Be that as it may, these defects in the prose of St. John of the Cross are amply compensated by the fullness of his phraseology, the wealth and profusion of his imagery, the force and the energy of his argument. He has only to be compared with the didactic writers who were his contemporaries for this to become apparent. Together with Luis de Granada, Luis de León, Juan de los Ángeles and Luis de la Puente,20 he created a genuinely native language, purged of Latinisms, precise and eloquent, which Spanish writers have used ever since in writing of mystical theology.

The most sublime of all the Spanish mystics, he soars aloft on the wings of Divine love to heights known to hardly any of them.
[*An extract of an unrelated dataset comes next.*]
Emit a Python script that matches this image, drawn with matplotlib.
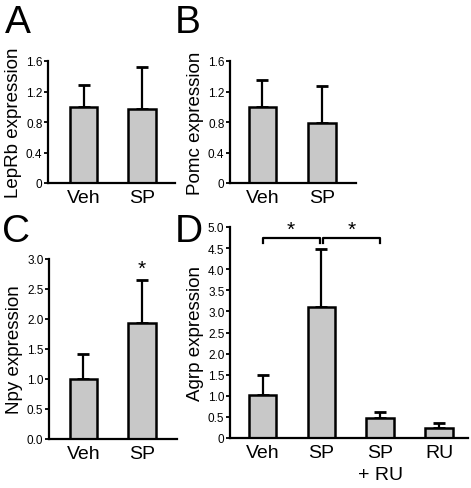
import matplotlib
matplotlib.use("Agg")
import matplotlib.pyplot as plt

# -----------------------------
# DATA
# -----------------------------

groups_ab = ["Veh", "SP"]
leprb_mean = [1.00, 0.97]
leprb_err = [0.29, 0.55]
pomc_mean = [1.00, 0.79]
pomc_err = [0.35, 0.48]
npy_mean = [1.00, 1.93]
npy_err = [0.42, 0.72]

groups_d = ["Veh", "SP", "SP\n+ RU", "RU"]
agrp_mean = [1.02, 3.10, 0.48, 0.24]
agrp_err = [0.47, 1.38, 0.14, 0.12]

plt.rcParams["font.family"] = ["Liberation Sans", "DejaVu Sans"]

W, H = 471, 489
fig = plt.figure(figsize=(W / 100, H / 100), dpi=100)

bar_color = "#c8c8c8"


def px_axes(left, right, bottom, top):
    return fig.add_axes([left / W, 1 - bottom / H, (right - left) / W, (bottom - top) / H])


def panel(ax, names, means, errs, ylim, ticks, ticklabels, ylabel, xlim):
    x = list(range(len(names)))
    ax.bar(x, means, width=0.47, color=bar_color, edgecolor="black", linewidth=1.8, zorder=2)
    ax.errorbar(x, means, yerr=[[0] * len(errs), errs], fmt="none", ecolor="black",
                elinewidth=1.6, capsize=4, capthick=2, zorder=1)
    ax.set_xlim(*xlim)
    ax.set_ylim(*ylim)
    ax.set_yticks(ticks)
    ax.set_yticklabels(ticklabels, fontsize=8.5)
    ax.set_xticks(x)
    ax.set_xticklabels(names, fontsize=14, linespacing=1.4)
    ax.tick_params(axis="x", length=0, pad=4)
    ax.tick_params(axis="y", direction="out", length=3, width=1.3, pad=1)
    for s in ["top", "right"]:
        ax.spines[s].set_visible(False)
    for s in ["left", "bottom"]:
        ax.spines[s].set_linewidth(1.6)
    ax.set_ylabel(ylabel, fontsize=13.5, labelpad=3)


# A
axA = px_axes(48, 175, 184, 62)
panel(axA, groups_ab, leprb_mean, leprb_err, (0, 1.6), [0, 0.4, 0.8, 1.2, 1.6],
      ["0", "0.4", "0.8", "1.2", "1.6"], "LepRb expression", (-0.607, 1.564))

# B
axB = px_axes(230, 356, 184, 62)
panel(axB, groups_ab, pomc_mean, pomc_err, (0, 1.6), [0, 0.4, 0.8, 1.2, 1.6],
      ["0", "0.4", "0.8", "1.2", "1.6"], "Pomc expression", (-0.546, 1.571))

# C
axC = px_axes(49, 177, 440, 260)
c_ticks = [0, 0.5, 1.0, 1.5, 2.0, 2.5, 3.0]
panel(axC, groups_ab, npy_mean, npy_err, (0, 3.0), c_ticks,
      ["%.1f" % t for t in c_ticks], "Npy expression", (-0.59, 1.6))
axC.text(1, npy_mean[1] + npy_err[1] + 0.03, "*", ha="center", va="bottom", fontsize=15)

# D
axD = px_axes(230, 468, 439, 228)
d_ticks = [0, 0.5, 1.0, 1.5, 2.0, 2.5, 3.0, 3.5, 4.0, 4.5, 5.0]
panel(axD, groups_d, agrp_mean, agrp_err, (0, 5.0), d_ticks,
      ["0"] + ["%.1f" % t for t in d_ticks[1:]], "Agrp expression", (-0.553, 3.49))
br_y, br_drop = 4.75, 0.14
for x0, x1 in [(0, 0.97), (1.03, 2)]:
    axD.plot([x0, x0, x1, x1], [br_y - br_drop, br_y, br_y, br_y - br_drop],
             color="black", lw=1.6, clip_on=False)
    axD.text((x0 + x1) / 2, br_y - 0.02, "*", ha="center", va="bottom", fontsize=15)

# panel letters
for letter, lx, ly in [("A", 5, 33), ("B", 175, 33), ("C", 2, 242), ("D", 175, 242)]:
    fig.text(lx / W, 1 - ly / H, letter, fontsize=28, va="baseline", ha="left")

fig.savefig("out.png", dpi=100)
Though no words can express the loftiest of the experiences which he describes, we are never left with the impression that word, phrase or image has failed him. If it does not exist, he appears to invent it, rather than pause in his description in order to search for an expression of the idea that is in his mind or be satisfied with a prolix paraphrase. True to the character of his thought, his style is always forceful and energetic, even to a fault.

We have said nothing of his poems, for indeed they call for no purely literary commentary. How full of life the greatest of them are, how rich in meaning, how unforgettable and how inimitable, the individual reader may see at a glance or may learn from his own experience. Many of their exquisite figures their author owes, directly or indirectly, to his reading and assimilation of the Bible. Some of them, however, have acquired a new life in the form which he has given them. A line here, a phrase there, has taken root in the mind of some later poet or essayist and has given rise to a new work of art, to many lovers of which the Saint who lies behind it is unknown.

It is perhaps not an exaggeration to say that the verse and prose works combined of St. John of the Cross form at once the most grandiose and the most melodious spiritual canticle to which any one man has ever given utterance. It is impossible, in the space at our disposal, to quote at any length from the Spanish critics who have paid tribute to its comprehensiveness and profundity. We must content ourselves with a short quotation characterizing the Saint’s poems, taken from the greatest of these critics, Marcelino Menéndez Pelayo, who, besides referring frequently to St. John of the Cross in such of his mature works as the Heterodoxos, Ideas Estéticas and Ciencia Española, devoted to him a great part of the address which he delivered as a young man at his official reception into the Spanish Academy under the title of ‘Mystical Poetry.’

‘So sublime,’ wrote Menéndez Pelayo, ‘is this poetry [of St. John of the Cross] that it scarcely seems to belong to this world at all; it is hardly capable of being assessed by literary criteria. More ardent in its passion than any profane poetry, its form is as elegant and exquisite, as plastic and as highly figured as any of the finest works of the Renaissance. The spirit of God has passed through these poems every one, beautifying and sanctifying them on its way.’